この夏の自然展の「ナマズキャラクター」のイラスト(byかたおかともこさん)を見たとき、「お!かわいい…」、万博市民展のパンダにつづいて「やるなあ…」と思ったものの、正直言ってけっこう心配でした。あれだけ大きな災害のあとで、この企画をやることはとっても勇敢だし皆が知りたいことに違いないけれど、これ、可愛すぎないのかな…?不謹慎だって声が出るんじゃないだろうか…?
でも、スケジュールの「お休みナマズ」は輪をかけてキュートだし、今回は市民が手作りした看板は「雨が降ると色が変わる!」という芸当までついて(看板の表面に布を貼ったため)、もう、皆が乗ってるならそれでいくのがいいかも!…と、自分なりに納得したわけです。
で、いざ始まって実際の展示を見たら、昔の「鯰絵」が面白いじゃあーりませんか!これは元祖「日本のキャラクター」だなあと。目に見えない「地震」という災害に形を与え、皆が忘れないように教訓化する…これはまさに「社会教育」のツールにマンガを使っているわけです。もしナマズ君の力を借りなければ、一生に何度も起きない大地震のことを、皆が覚えてるって、できたでしょうか?実は身近にいて油断がならない…という「ナマズによる地震のキャラクターづけ」は、すごくよくできた工夫だったと思います。少なくとも日本にいるかぎり、こいつとはつきあってかなきゃいけない。
一方でカンチョーは信楽へ飛び、「お守りナマズ」を信楽焼で津守愛香さんに作ってもらってきました。これがまた…!愛嬌があってしたたかで重くて…。実際の生き物を→平面イラスト化し→また立体キャラクター化する…ナマズは変幻自在です!
昔のカラクリである「鯰押さえ」も出ました。
これは祭の鯰ヤマについているカラクリから来たものですが、このように自然現象を戯画化する手法は、まさに自然と親しくつきあってきた日本人ならではの感性で、その「親しさ」を生み出すものの見方はいま世界で注目されている「ジャパニーズ・アニメーション」につながるものではないでしょうか。人生で一番怖い地震さえ、日本人は「親しさ」に置き換えて飼い慣らしてきたのです。大災害があった今、なんだか励まされるような話ではないですか?

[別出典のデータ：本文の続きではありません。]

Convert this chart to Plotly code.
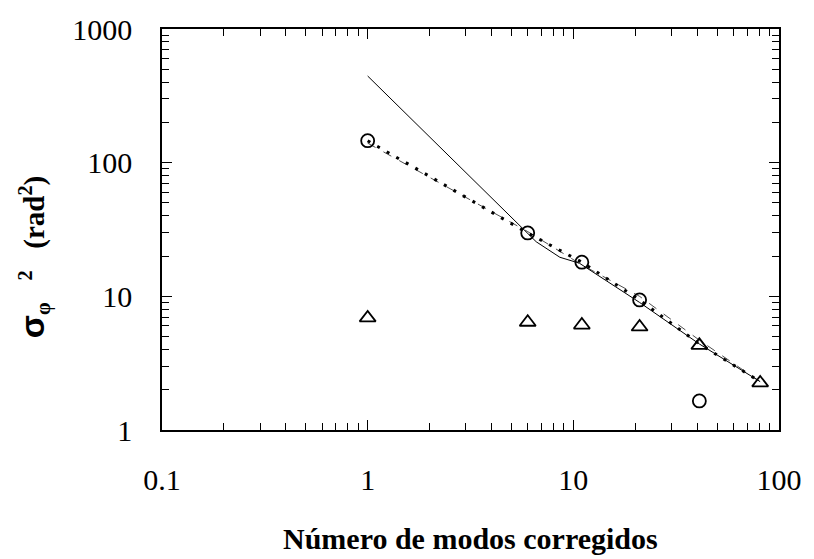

ついにカンチョーもナマズになってしまいました。(中ナマ改めナマカン。伝・小山修三作)
日本が誇るエレクトロニクスとも合体!(なまずくん)
カンチョーの創作意欲は衰えず…(小ナマズ)
その気で探したら出るわ出るわ…(ナマズストラップ)
講師のさんがわ先生(元マンガ家志望)まで自らナマズになってしまわれました!
「せっかくやしほんもののなまずもてんじしようよ(^^ゞ てつ」という「なまずコメント」(2011/08/06 01:27)も…
自然を身近なものにしてしまう日本人の感性と、「キャラクター化」という表現手段と、みんなの社会教育の場である博物館の役割は、とても近いものだということが、今回よくわかりました。これからも魅力的なキャラクターがすいはくにたくさん登場するといいですね!
今回の特別展示は、今一番皆が知りたい最新のテーマに、果敢に斬り込んだ企画が満載でした。これまでの「すいはく」の特展の中でも、ずばぬけて「今」のテーマを扱ったと思います。状況が定まっていないうちにそれをやるのは、大変なことです。でもだからこそ、子供から大人まで大勢のお客さんが来られたのではないでしょうか?実行委員の皆さんの勇気に、拍手!
収蔵庫の地下に大なまずが眠っていませんように…。元から散らかってたのか、揺れて散乱したのか、わからなくなっちゃいますから…。
(by okkun)
コメント
中ナマには、胴に「小洞」という銘が入っています。
それは…「こぼら」って読むのか…「伝」小山修三作って直しときました。